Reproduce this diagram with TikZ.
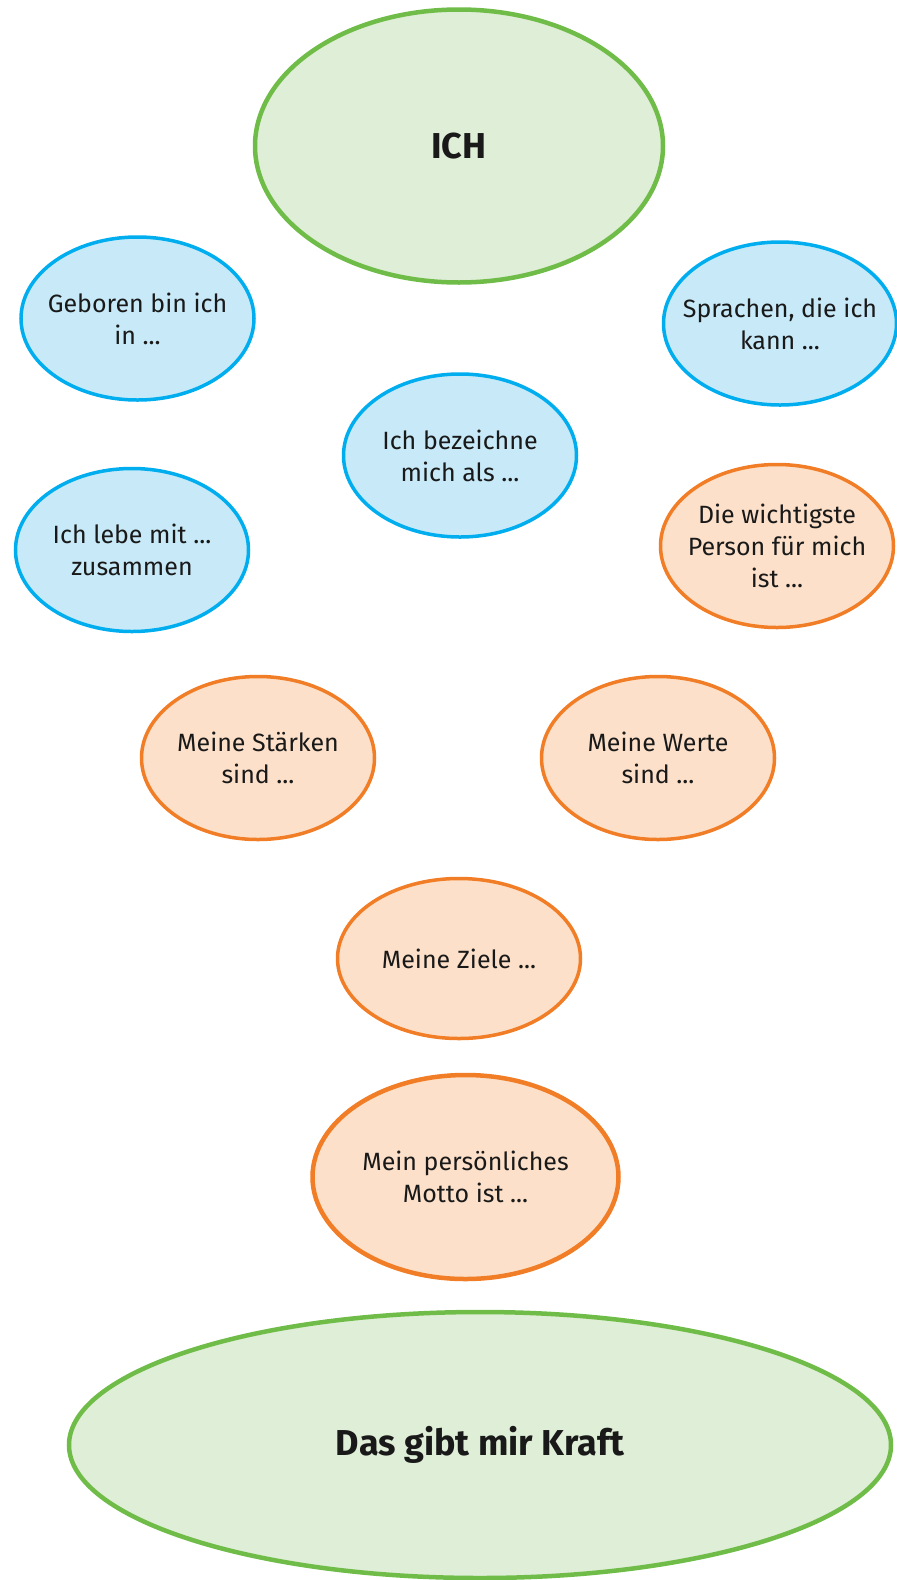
\documentclass[tikz,border=0pt]{standalone}
\usepackage{fontspec}
\setmainfont{Fira Sans}
\usepackage{xcolor}
\usepackage{tikz}
\usetikzlibrary{shapes.geometric}

\definecolor{ichgreen}{RGB}{111,189,72}
\definecolor{ichgreenfill}{RGB}{223,238,214}
\definecolor{ichblue}{RGB}{0,174,239}
\definecolor{ichbluefill}{RGB}{199,233,248}
\definecolor{ichorange}{RGB}{241,125,38}
\definecolor{ichorangefill}{RGB}{252,224,201}

\begin{document}
\begin{tikzpicture}[x=1pt,y=1pt,yscale=-1,xscale=1,
  bubble/.style={ellipse,inner xsep=-30pt,inner ysep=-10pt,align=center,line width=3.5,
    minimum width=233,minimum height=163,
    font=\fontsize{25}{32}\selectfont,text=black!90},
  bluebubble/.style={bubble,draw=ichblue,fill=ichbluefill},
  orangebubble/.style={bubble,draw=ichorange,fill=ichorangefill},
  bigbubble/.style={ellipse,inner sep=0pt,line width=4.5,draw=ichgreen,
    fill=ichgreenfill,font=\fontsize{36}{40}\selectfont\bfseries,text=black!90}]
\useasboundingbox (0,0) rectangle (897,1580);
%Shape: Ellipse [ICH]
\node[bigbubble,minimum width=408,minimum height=273] (ich) at (459,146) {ICH};
%Shape: Ellipse [blue]
\node[bluebubble] (geboren) at (137.5,318.5) {Geboren bin ich\\in ...};
\node[bluebubble] (sprachen) at (780,323.5) {Sprachen, die ich\\kann ...};
\node[bluebubble] (bezeichne) at (460,455.5) {Ich bezeichne\\mich als ...};
\node[bluebubble] (lebe) at (132,550) {Ich lebe mit ...\\zusammen};
%Shape: Ellipse [orange]
\node[orangebubble] (person) at (777,546) {Die wichtigste\\Person für mich\\ist ...};
\node[orangebubble] (staerken) at (258,758) {Meine Stärken\\sind ...};
\node[orangebubble] (werte) at (658,758) {Meine Werte\\sind ...};
\node[orangebubble,minimum width=243,minimum height=160] (ziele) at (459,958.5) {Meine Ziele ...};
\node[orangebubble,line width=4.5,minimum width=306,minimum height=204] (motto) at (465.5,1177) {Mein persönliches\\Motto ist ...};
%Shape: Ellipse [Kraft]
\node[bigbubble,minimum width=822,minimum height=266] (kraft) at (480,1445) {Das gibt mir Kraft};
\end{tikzpicture}
\end{document}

• _Do this_:
Without the pictures, copy the material exactly as given.

• _Answer below_:
Reproduce this diagram with TikZ.
\documentclass[tikz,border=0pt]{standalone}
\usepackage{fontspec}
\setmainfont{Fira Sans}
\usepackage{xcolor}
\usepackage{tikz}
\usetikzlibrary{shapes.geometric}

\definecolor{ichgreen}{RGB}{111,189,72}
\definecolor{ichgreenfill}{RGB}{223,238,214}
\definecolor{ichblue}{RGB}{0,174,239}
\definecolor{ichbluefill}{RGB}{199,233,248}
\definecolor{ichorange}{RGB}{241,125,38}
\definecolor{ichorangefill}{RGB}{252,224,201}

\begin{document}
\begin{tikzpicture}[x=1pt,y=1pt,yscale=-1,xscale=1,
  bubble/.style={ellipse,inner xsep=-30pt,inner ysep=-10pt,align=center,line width=3.5,
    minimum width=233,minimum height=163,
    font=\fontsize{25}{32}\selectfont,text=black!90},
  bluebubble/.style={bubble,draw=ichblue,fill=ichbluefill},
  orangebubble/.style={bubble,draw=ichorange,fill=ichorangefill},
  bigbubble/.style={ellipse,inner sep=0pt,line width=4.5,draw=ichgreen,
    fill=ichgreenfill,font=\fontsize{36}{40}\selectfont\bfseries,text=black!90}]
\useasboundingbox (0,0) rectangle (897,1580);
%Shape: Ellipse [ICH]
\node[bigbubble,minimum width=408,minimum height=273] (ich) at (459,146) {ICH};
%Shape: Ellipse [blue]
\node[bluebubble] (geboren) at (137.5,318.5) {Geboren bin ich\\in ...};
\node[bluebubble] (sprachen) at (780,323.5) {Sprachen, die ich\\kann ...};
\node[bluebubble] (bezeichne) at (460,455.5) {Ich bezeichne\\mich als ...};
\node[bluebubble] (lebe) at (132,550) {Ich lebe mit ...\\zusammen};
%Shape: Ellipse [orange]
\node[orangebubble] (person) at (777,546) {Die wichtigste\\Person für mich\\ist ...};
\node[orangebubble] (staerken) at (258,758) {Meine Stärken\\sind ...};
\node[orangebubble] (werte) at (658,758) {Meine Werte\\sind ...};
\node[orangebubble,minimum width=243,minimum height=160] (ziele) at (459,958.5) {Meine Ziele ...};
\node[orangebubble,line width=4.5,minimum width=306,minimum height=204] (motto) at (465.5,1177) {Mein persönliches\\Motto ist ...};
%Shape: Ellipse [Kraft]
\node[bigbubble,minimum width=822,minimum height=266] (kraft) at (480,1445) {Das gibt mir Kraft};
\end{tikzpicture}
\end{document}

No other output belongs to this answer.